In our opinion, too much has already been said, and in general people stopped listening to one another quite some time ago. It is not a time for saying things, it is a time for quiet and contemplative prayer.

The Grenville copy of the Gutenberg Bible in the British Library
Anglicans Online has lost the readership of people who are absolutely certain that they are right, so we are confident that the majority of our postapocalyptic readership are willing to agree with us that there are no simple answers to the complex issues raised these past months. By our count, there are more references in the Vulgate or KJV to unicorns than to fornicators or homosexuals, but hundreds of references to love and honour. And we note that all the world's theological colleges and seminaries have courses on how to read the Bible properly; if it were as crystal clear as some would say, then why are those courses being taught? Why is it so hard?
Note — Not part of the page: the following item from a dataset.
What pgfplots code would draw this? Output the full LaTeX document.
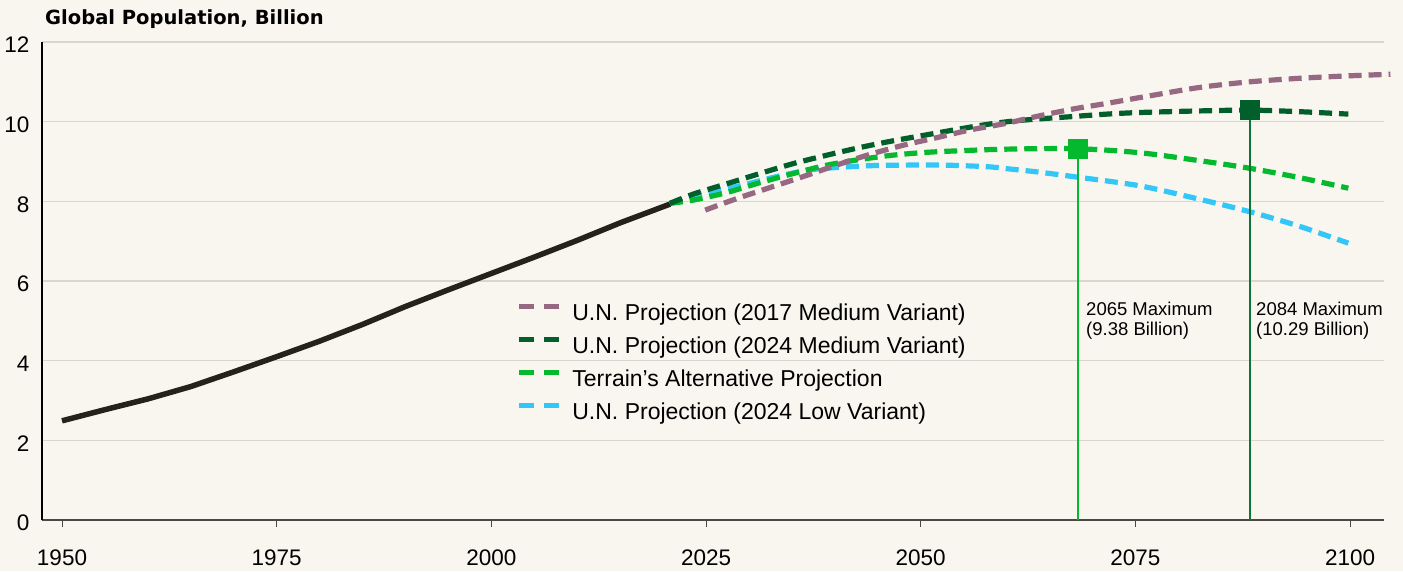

Brian K. Blount, Professor of New Testament at Princeton Theological Seminary, in his chapter of the book Struggling with Scripture, 'The Last Word on Biblical Authority', says this:

It's supposed to be hard, stupid! Whoever would be my disciple must take up my hard cross and follow, follow daily, follow into tomorrow, where every word is a living word for people living where they are in their present and future, not in somebody else's past. ...

When you talk this way ... you get fear. I've heard the words time and time again. 'You're taking away my faith when you tell me all of this stuff about interpreting the words, understanding the words in light of our living, and not just taking all the words just as they are, no matter how tied they were to their first-century contexts. You're taking away my faith.' And we listen, we struggle, and we wonder what to say as we tell them we'll try to help them rebuild their faith. When in truth, when they charge, 'You're taking away my faith,' we ought to respond, 'No, this is your faith. Your living faith. I'm trying to give it back to you. This is how the first Christians did faith, aggressively using it to interpret, not just recite their tradition. The Spirit was alive, and the Word of God was on the move. You couldn't catch it, and you couldn't hold it so you'd be safe and secure.'

Why? Because the biblical words are not the last Word. They are the living Word.